- **PROVIDED MATERIAL**
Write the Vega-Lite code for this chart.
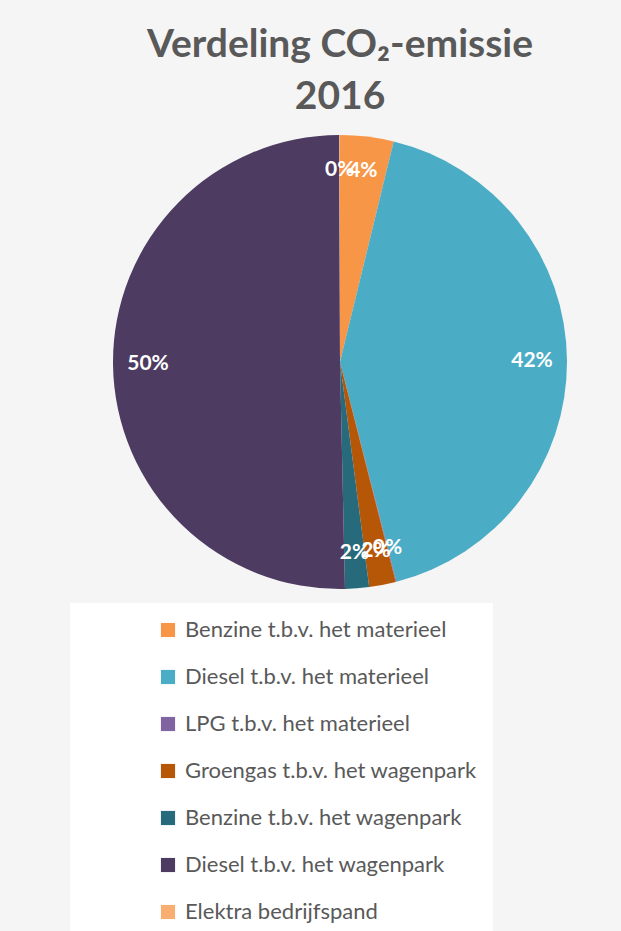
{
  "$schema": "https://vega.github.io/schema/vega-lite/v6.json",
  "width": 562,
  "height": 464,
  "autosize": {"type": "none"},
  "padding": {"left": 59, "top": 130, "right": 0, "bottom": 337},
  "background": "#f5f5f5",
  "view": {"stroke": null},
  "title": {
    "text": ["Verdeling CO₂-emissie", "2016"],
    "font": "Lato",
    "fontSize": 39,
    "fontWeight": "bold",
    "color": "#595959",
    "anchor": "middle",
    "lineHeight": 52,
    "offset": 13
  },
  "data": {
    "values": [
      {"idx": 1, "categorie": "Benzine t.b.v. het materieel", "aandeel": 0.038},
      {"idx": 2, "categorie": "Diesel t.b.v. het materieel", "aandeel": 0.422},
      {"idx": 3, "categorie": "LPG t.b.v. het materieel", "aandeel": 0.0005},
      {"idx": 4, "categorie": "Groengas t.b.v. het wagenpark", "aandeel": 0.019},
      {"idx": 5, "categorie": "Benzine t.b.v. het wagenpark", "aandeel": 0.017},
      {"idx": 6, "categorie": "Diesel t.b.v. het wagenpark", "aandeel": 0.503},
      {"idx": 7, "categorie": "Elektra bedrijfspand", "aandeel": 0.0005}
    ]
  },
  "encoding": {
    "theta": {"field": "aandeel", "type": "quantitative", "stack": true},
    "order": {"field": "idx", "type": "quantitative"},
    "color": {
      "field": "categorie",
      "type": "nominal",
      "scale": {
        "domain": ["Benzine t.b.v. het materieel", "Diesel t.b.v. het materieel", "LPG t.b.v. het materieel", "Groengas t.b.v. het wagenpark", "Benzine t.b.v. het wagenpark", "Diesel t.b.v. het wagenpark", "Elektra bedrijfspand"],
        "range": ["#F79646", "#4BACC6", "#8064A2", "#B65708", "#276A7C", "#4D3B62", "#F9AE71"]
      },
      "legend": {
        "title": null,
        "orient": "none",
        "legendX": 11,
        "legendY": 473,
        "symbolType": "square",
        "symbolSize": 200,
        "symbolStrokeWidth": 0,
        "symbolOffset": 71,
        "labelFont": "Lato",
        "labelFontSize": 22,
        "labelColor": "#595959",
        "labelOffset": 6,
        "rowPadding": 25,
        "padding": 16,
        "fillColor": "#ffffff",
        "labelLimit": 400
      }
    }
  },
  "layer": [
    {"mark": {"type": "arc", "radius": 227}},
    {
      "mark": {"type": "text", "radius": 192, "font": "Lato", "fontSize": 21, "fontWeight": "bold"},
      "encoding": {
        "text": {"field": "aandeel", "type": "quantitative", "format": ".0%"},
        "color": {"value": "#ffffff"}
      }
    }
  ]
}
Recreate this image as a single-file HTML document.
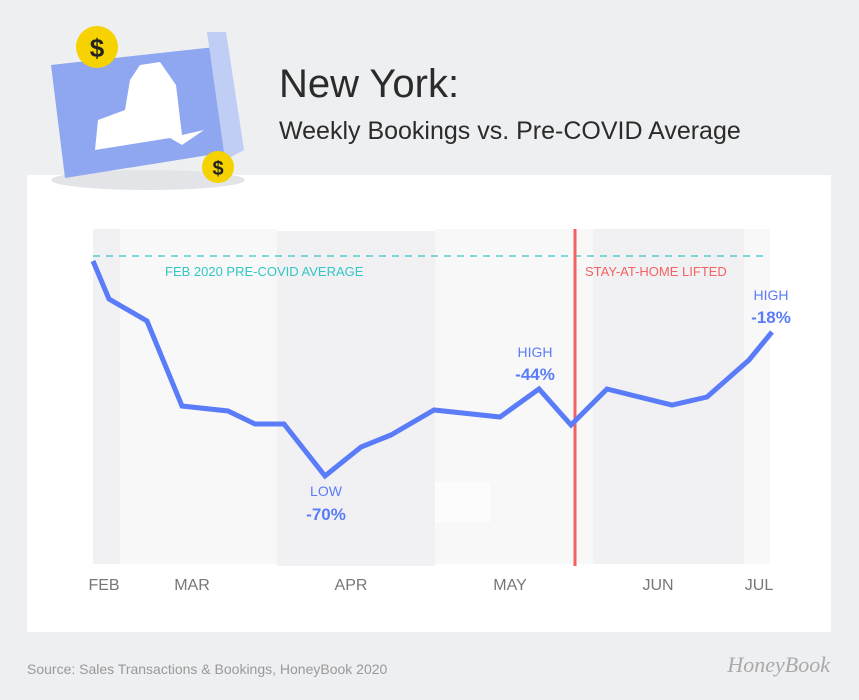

- **TASK TO CARRY OUT**
Return all lines containing the word "this".

- **OUTPUT**
Write the Vega-Lite code for this chart.
Recreate this image as a single-file HTML document.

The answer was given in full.